Dès le 8 avril, le duc de Feltre envoyait son adhésion au gouvernement provisoire.
Le 4 juin 1814, il fut nommé pair de France par Louis XVIII.
Le 4 mars 1815, il reçut de ce prince le portefeuille de la guerre ; il fit le voyage de Gad.
Rentré en France avec le Roi, il conserva son portefeuille, fut élevé à la dignité de maréchal de France et chargé de licencier l'amée impériale. C'est lui qui institua, peu de temps après, les cours prévôtales.

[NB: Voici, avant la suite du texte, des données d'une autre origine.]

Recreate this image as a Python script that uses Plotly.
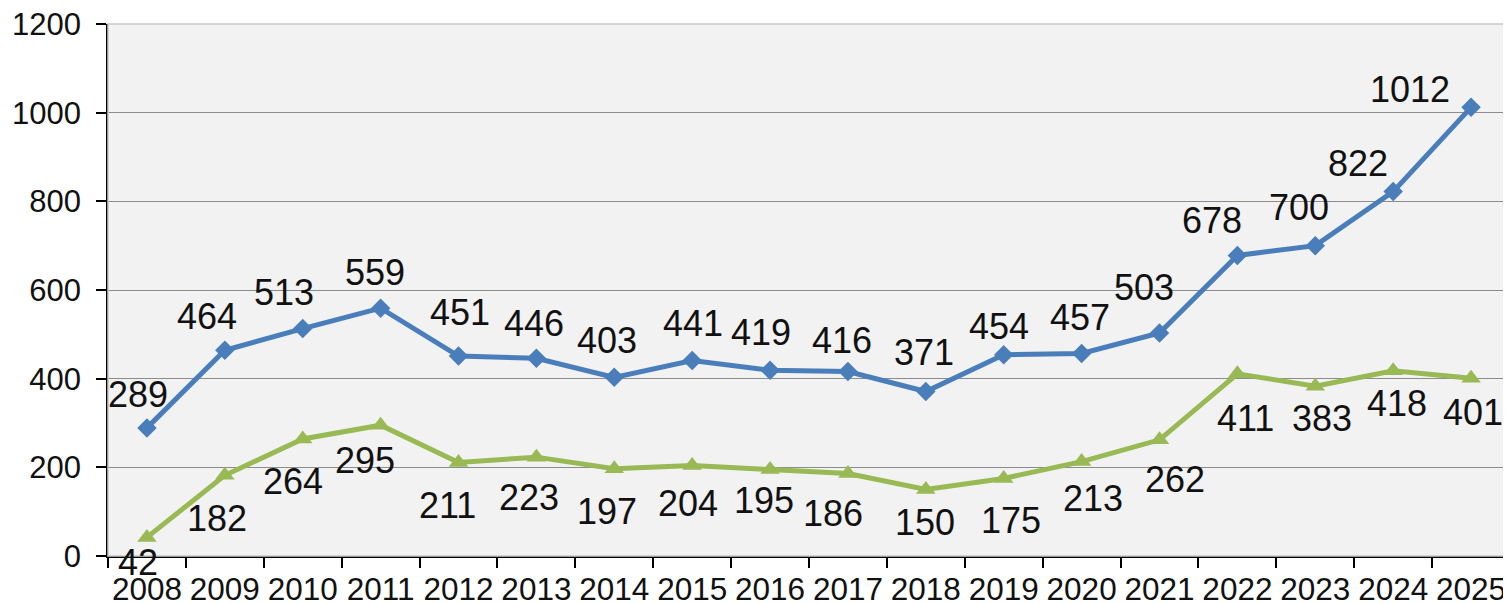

A Sainte-Hélène, Napoléon rappelant les événements de son règne, plus calme, plus indulgent peut-être qu'en 1814, répondait à quelqu'un qui lui demandait s'il croyait que Clarke lui eut été fidèle :
"Oui, tant que j'ai été le plus fort."
Issu d'une famille noble venue d'Irlande à la suite des Stuarts, Clarke était fort infatué de sa noblesse ; il se faisait faire sans cesse des généalogies, et un jour, il crut avoir découvert qu'il descendait des Plantagenets. C'est à cette occason que Napoléon lui dit : "Vous ne m'aviez pas parlé de vos droits au trône d'Angleterre ; il faut les revendiquer."

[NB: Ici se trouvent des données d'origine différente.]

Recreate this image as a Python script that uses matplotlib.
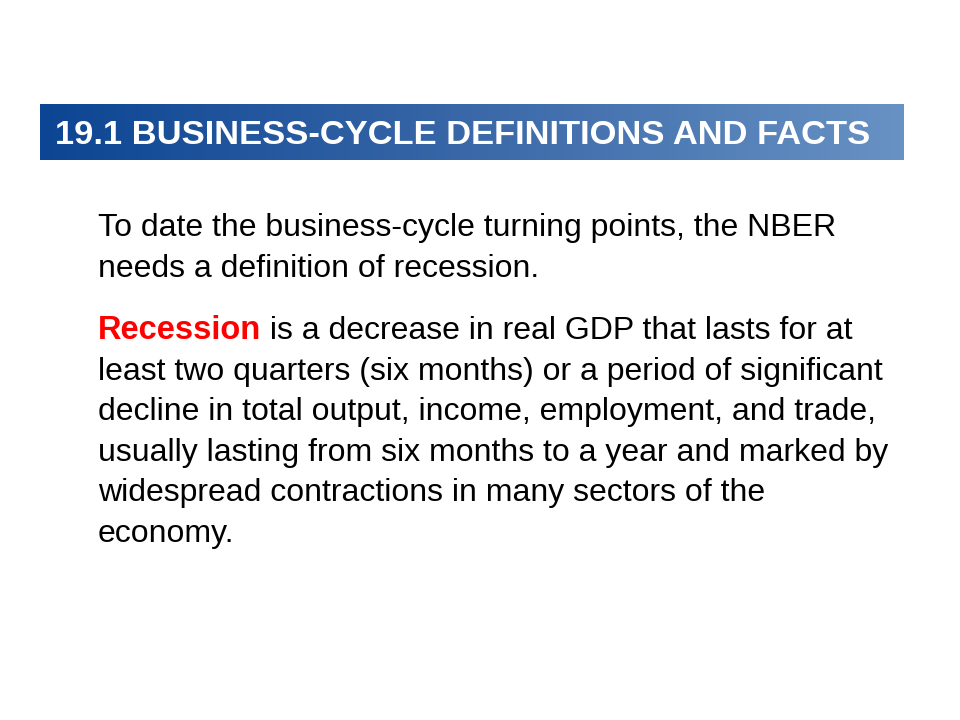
import matplotlib.pyplot as plt
import numpy as np
from matplotlib.colors import LinearSegmentedColormap

title = "19.1 BUSINESS-CYCLE DEFINITIONS AND FACTS"
intro_lines = [
    "To date the business-cycle turning points, the NBER",
    "needs a definition of recession.",
]
term = "Recession"
term_rest = " is a decrease in real GDP that lasts for at"
def_lines = [
    "least two quarters (six months) or a period of significant",
    "decline in total output, income, employment, and trade,",
    "usually lasting from six months to a year and marked by",
    "widespread contractions in many sectors of the",
    "economy.",
]

plt.rcParams['font.family'] = ['Liberation Sans', 'DejaVu Sans']

fig = plt.figure(figsize=(9.6, 7.2), dpi=100)
ax = fig.add_axes([0, 0, 1, 1])
ax.set_xlim(0, 960)
ax.set_ylim(720, 0)
ax.axis('off')

# banner with horizontal gradient
cmap = LinearSegmentedColormap.from_list('banner', ['#0c4593', '#3a68a8', '#6892c4'])
grad = np.linspace(0, 1, 256).reshape(1, -1)
ax.imshow(grad, cmap=cmap, aspect='auto', extent=(40, 904, 160, 104), zorder=1)
ax.text(55, 144, title, color='white', fontsize=24.8, fontweight='bold',
        va='baseline', ha='left', zorder=2)

fs = 23
step = 40.6
for i, line in enumerate(intro_lines):
    ax.text(98, 236 + i * step, line, fontsize=fs, color='black', va='baseline')

t = ax.text(98, 339, term, fontsize=fs + 0.5, fontweight='bold', color='#ff0000', va='baseline')
fig.canvas.draw()
bb = t.get_window_extent()
ax.text(bb.x1, 339, term_rest, fontsize=fs, color='black', va='baseline')
for i, line in enumerate(def_lines):
    ax.text(98, 339 + (i + 1) * step, line, fontsize=fs, color='black', va='baseline')

fig.savefig('out.png', dpi=100)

Il est juste d'ajouter que cet homme, d'un dévouement si douteux, était un administrateur capable, intègre, laborieux.
Que l'Empereur décide dans sa haute sagesse s'il convient de ranimer, de glorifier un nom auquel se sont attchés de funestes soupçons, ou qui du moins ne s'est pas concilié l'estime publique, quand tant de noms honorables, honorés, à défaut d'enfants mâles pour les perpétuer, sont tombés dans l'oubli.